Studio album by Lush
- Released: 13 June 1994
- Recorded: October – December 1993
- Studios: Rockfield, Wales; Berry House, Sussex; Abbey Road, London;
- Genres: Shoegaze; dream pop; noise pop;
- Length: 52:06
- Label: 4AD
- Producers: Mike Hedges; Lush;

Lush chronology
| Spooky (1992) | Split (1994) | Lovelife (1996) |

Singles from Split
- "Hypocrite" Released: 30 May 1994; "Desire Lines" Released: 30 May 1994;

= Split (Lush album) =

Split is the second studio album by English rock band Lush, released on 4AD on 13 June 1994 in the United Kingdom and a day later in the US. Unusually, the two singles from the album, "Desire Lines" and "Hypocrite", were both released on the same day: 30 May 1994. Split was reissued by 4AD on CD in July 2001.

==Background and recording==
Lush chose to work with producer Mike Hedges because they "loved" his work on Sulk by the Associates, A Kiss in the Dreamhouse by Siouxsie and the Banshees, and Seventeen Seconds by the Cure, according to Miki Berenyi.

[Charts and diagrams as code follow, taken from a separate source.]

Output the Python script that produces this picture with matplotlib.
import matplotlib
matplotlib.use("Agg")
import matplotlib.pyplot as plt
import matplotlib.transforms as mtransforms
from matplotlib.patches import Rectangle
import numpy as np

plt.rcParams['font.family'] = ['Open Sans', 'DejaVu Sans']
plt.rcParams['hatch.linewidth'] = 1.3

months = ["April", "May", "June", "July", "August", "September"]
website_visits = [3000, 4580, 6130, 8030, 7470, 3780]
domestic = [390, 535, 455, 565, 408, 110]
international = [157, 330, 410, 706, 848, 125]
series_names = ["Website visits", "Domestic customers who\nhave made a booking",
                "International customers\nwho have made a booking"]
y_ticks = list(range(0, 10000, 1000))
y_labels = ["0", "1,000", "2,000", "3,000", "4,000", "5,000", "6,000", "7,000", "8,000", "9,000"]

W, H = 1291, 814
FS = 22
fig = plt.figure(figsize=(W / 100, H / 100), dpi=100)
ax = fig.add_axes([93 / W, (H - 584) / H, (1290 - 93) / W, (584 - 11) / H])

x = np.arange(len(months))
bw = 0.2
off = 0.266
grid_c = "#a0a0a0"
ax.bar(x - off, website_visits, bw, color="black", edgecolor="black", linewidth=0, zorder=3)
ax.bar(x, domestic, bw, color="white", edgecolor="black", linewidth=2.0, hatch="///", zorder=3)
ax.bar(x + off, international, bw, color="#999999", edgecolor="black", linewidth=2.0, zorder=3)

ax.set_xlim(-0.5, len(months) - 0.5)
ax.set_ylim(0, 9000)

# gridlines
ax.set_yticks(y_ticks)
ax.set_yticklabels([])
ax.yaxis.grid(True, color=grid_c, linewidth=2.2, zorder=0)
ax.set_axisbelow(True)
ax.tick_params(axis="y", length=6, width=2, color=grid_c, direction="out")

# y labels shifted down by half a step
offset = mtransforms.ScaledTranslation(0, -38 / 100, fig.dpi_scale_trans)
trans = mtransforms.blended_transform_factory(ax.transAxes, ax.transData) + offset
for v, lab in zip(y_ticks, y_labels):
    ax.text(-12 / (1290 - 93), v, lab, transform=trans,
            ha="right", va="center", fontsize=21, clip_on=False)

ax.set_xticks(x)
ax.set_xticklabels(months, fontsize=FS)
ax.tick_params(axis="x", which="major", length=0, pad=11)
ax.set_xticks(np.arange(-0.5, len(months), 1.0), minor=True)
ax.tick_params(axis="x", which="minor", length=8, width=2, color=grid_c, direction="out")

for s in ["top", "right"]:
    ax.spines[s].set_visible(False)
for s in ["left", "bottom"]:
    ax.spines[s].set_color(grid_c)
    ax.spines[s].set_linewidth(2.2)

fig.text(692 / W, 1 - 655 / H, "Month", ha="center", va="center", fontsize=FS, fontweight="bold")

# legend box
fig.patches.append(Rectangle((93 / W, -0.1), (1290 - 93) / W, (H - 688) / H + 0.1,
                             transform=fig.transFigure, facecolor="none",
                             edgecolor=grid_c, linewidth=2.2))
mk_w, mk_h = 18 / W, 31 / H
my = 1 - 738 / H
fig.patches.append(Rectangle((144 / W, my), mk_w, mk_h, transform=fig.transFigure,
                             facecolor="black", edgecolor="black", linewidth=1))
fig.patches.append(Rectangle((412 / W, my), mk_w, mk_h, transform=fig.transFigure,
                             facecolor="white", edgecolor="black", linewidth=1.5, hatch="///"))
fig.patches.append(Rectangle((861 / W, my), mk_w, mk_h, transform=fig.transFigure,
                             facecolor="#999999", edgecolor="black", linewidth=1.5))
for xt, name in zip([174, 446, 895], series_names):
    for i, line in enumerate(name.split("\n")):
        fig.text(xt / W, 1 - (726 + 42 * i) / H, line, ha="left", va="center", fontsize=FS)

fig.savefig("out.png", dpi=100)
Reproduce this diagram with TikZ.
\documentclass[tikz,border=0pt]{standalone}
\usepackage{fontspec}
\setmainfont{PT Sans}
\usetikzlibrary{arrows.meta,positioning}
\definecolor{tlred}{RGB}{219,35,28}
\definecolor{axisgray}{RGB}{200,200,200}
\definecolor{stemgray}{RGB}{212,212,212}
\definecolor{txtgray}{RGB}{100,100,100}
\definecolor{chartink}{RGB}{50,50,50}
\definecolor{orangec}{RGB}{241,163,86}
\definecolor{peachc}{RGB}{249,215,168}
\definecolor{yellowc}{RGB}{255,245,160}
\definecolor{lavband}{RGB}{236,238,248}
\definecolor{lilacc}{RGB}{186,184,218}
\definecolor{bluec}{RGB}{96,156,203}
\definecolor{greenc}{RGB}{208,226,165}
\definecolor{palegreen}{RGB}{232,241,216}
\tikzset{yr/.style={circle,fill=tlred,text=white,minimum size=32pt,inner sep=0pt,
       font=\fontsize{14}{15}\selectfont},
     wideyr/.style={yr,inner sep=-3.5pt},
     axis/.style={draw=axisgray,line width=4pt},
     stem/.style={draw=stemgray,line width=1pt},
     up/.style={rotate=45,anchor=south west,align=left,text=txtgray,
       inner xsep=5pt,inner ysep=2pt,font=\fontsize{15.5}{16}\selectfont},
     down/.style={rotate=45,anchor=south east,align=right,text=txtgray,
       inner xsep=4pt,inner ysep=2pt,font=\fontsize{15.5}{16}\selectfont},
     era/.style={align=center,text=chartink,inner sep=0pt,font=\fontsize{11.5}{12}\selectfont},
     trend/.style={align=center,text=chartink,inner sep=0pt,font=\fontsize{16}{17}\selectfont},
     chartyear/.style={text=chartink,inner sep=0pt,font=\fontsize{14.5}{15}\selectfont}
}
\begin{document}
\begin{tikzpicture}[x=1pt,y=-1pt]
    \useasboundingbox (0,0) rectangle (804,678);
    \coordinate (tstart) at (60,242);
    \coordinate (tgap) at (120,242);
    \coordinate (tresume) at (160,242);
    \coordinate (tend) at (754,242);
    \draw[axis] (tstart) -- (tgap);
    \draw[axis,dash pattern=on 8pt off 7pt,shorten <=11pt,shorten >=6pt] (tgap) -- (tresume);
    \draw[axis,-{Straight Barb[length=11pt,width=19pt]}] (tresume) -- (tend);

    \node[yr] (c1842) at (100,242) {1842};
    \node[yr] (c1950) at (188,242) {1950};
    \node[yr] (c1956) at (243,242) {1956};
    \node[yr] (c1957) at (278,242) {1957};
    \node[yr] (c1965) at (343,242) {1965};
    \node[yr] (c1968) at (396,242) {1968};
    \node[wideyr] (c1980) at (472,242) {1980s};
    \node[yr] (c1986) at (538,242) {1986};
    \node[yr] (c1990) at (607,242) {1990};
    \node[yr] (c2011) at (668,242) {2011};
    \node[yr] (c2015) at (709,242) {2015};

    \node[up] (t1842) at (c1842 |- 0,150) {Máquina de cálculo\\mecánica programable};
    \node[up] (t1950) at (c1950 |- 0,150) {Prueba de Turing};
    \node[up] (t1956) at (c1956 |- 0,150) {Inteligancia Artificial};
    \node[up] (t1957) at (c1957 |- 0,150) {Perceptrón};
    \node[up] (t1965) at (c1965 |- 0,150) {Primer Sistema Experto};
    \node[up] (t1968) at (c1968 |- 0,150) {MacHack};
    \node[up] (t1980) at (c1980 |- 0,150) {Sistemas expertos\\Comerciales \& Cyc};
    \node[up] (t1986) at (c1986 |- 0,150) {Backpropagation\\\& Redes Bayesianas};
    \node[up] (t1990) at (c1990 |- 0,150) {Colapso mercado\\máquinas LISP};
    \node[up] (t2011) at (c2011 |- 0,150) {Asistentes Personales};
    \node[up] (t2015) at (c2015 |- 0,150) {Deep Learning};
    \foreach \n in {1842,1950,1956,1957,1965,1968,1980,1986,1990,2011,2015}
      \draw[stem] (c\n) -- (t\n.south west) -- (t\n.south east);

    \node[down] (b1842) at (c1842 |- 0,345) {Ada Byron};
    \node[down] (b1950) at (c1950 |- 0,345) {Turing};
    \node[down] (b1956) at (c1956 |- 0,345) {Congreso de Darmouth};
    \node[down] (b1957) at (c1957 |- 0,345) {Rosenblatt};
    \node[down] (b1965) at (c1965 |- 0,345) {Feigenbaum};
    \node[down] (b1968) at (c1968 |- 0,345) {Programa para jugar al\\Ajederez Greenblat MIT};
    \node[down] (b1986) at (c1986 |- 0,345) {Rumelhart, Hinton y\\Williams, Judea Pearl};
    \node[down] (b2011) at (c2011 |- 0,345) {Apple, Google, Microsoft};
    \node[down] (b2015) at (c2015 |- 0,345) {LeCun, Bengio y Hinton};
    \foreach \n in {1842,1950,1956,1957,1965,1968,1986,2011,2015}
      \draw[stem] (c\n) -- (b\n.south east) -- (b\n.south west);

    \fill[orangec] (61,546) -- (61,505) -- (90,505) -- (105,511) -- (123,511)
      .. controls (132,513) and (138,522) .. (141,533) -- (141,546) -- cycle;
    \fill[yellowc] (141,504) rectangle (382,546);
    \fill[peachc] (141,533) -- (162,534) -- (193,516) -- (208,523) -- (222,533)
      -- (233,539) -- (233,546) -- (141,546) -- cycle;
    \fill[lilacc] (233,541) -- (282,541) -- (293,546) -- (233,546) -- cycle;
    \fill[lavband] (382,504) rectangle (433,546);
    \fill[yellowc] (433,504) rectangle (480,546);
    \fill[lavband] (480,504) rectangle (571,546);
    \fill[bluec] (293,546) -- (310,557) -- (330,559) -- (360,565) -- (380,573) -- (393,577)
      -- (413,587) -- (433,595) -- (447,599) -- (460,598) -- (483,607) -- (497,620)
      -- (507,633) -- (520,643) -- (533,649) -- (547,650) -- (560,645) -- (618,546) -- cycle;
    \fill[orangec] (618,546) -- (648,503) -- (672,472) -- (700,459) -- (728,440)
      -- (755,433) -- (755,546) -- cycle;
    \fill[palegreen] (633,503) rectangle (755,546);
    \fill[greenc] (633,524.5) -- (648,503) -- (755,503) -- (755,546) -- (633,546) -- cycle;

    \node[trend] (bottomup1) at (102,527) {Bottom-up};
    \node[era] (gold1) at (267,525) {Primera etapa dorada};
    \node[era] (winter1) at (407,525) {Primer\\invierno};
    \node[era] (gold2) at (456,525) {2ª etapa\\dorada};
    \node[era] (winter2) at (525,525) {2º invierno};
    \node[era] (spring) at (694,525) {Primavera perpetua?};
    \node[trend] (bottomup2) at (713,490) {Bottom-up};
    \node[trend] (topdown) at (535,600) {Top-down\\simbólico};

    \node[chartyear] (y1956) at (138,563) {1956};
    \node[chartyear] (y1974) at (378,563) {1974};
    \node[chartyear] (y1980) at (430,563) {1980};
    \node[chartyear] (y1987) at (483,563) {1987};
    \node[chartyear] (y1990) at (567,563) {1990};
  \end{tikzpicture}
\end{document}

They first recorded at Rockfield in Wales and then mixed at Hedges's house in France, but as Phil King remembered it, "it sounded as flat as a pancake, no dynamics at all". They finally decided to have the entire album remixed by Alan Moulder, because he had already worked with My Bloody Valentine and Ride. Berenyi's verdict was positive, "Alan was brilliant". However, the band members have since described the process of the album's creation as "traumatic" and "agonizing."

== Music and lyrics ==
Stylistically, Split has been described as being in "the space between shoegaze and Britpop, the moonlit zone where guitars and windchimes suddenly had wonderful pop hooks to hang onto." Lyrical themes explored on the album include child abuse, infidelity, voyeurism, and death.

== Packaging ==
The album was released with three different front covers, depending on the format: CD releases pictured four lemons on a red surface with black background, the vinyl versions featured various sticks on a blue surface with a red background, while cassette version had four trolley wheels on a yellow surface with a red background. Both the CD and vinyl covers featured the lyrics of the first two songs on the right side. The cassette version eschewed the lyrics in favour of the personnel listing.

==Reception and legacy==

Selects Roy Wilkinson gave the album a negative review, describing it as "mid-paced stuff, flitting between melancholy and listlessness." The review went on to state, "There's nothing wrong with a dose of heavyweight introspection per se. But a pretty deft touch is needed to translate it movingly to the recording studio."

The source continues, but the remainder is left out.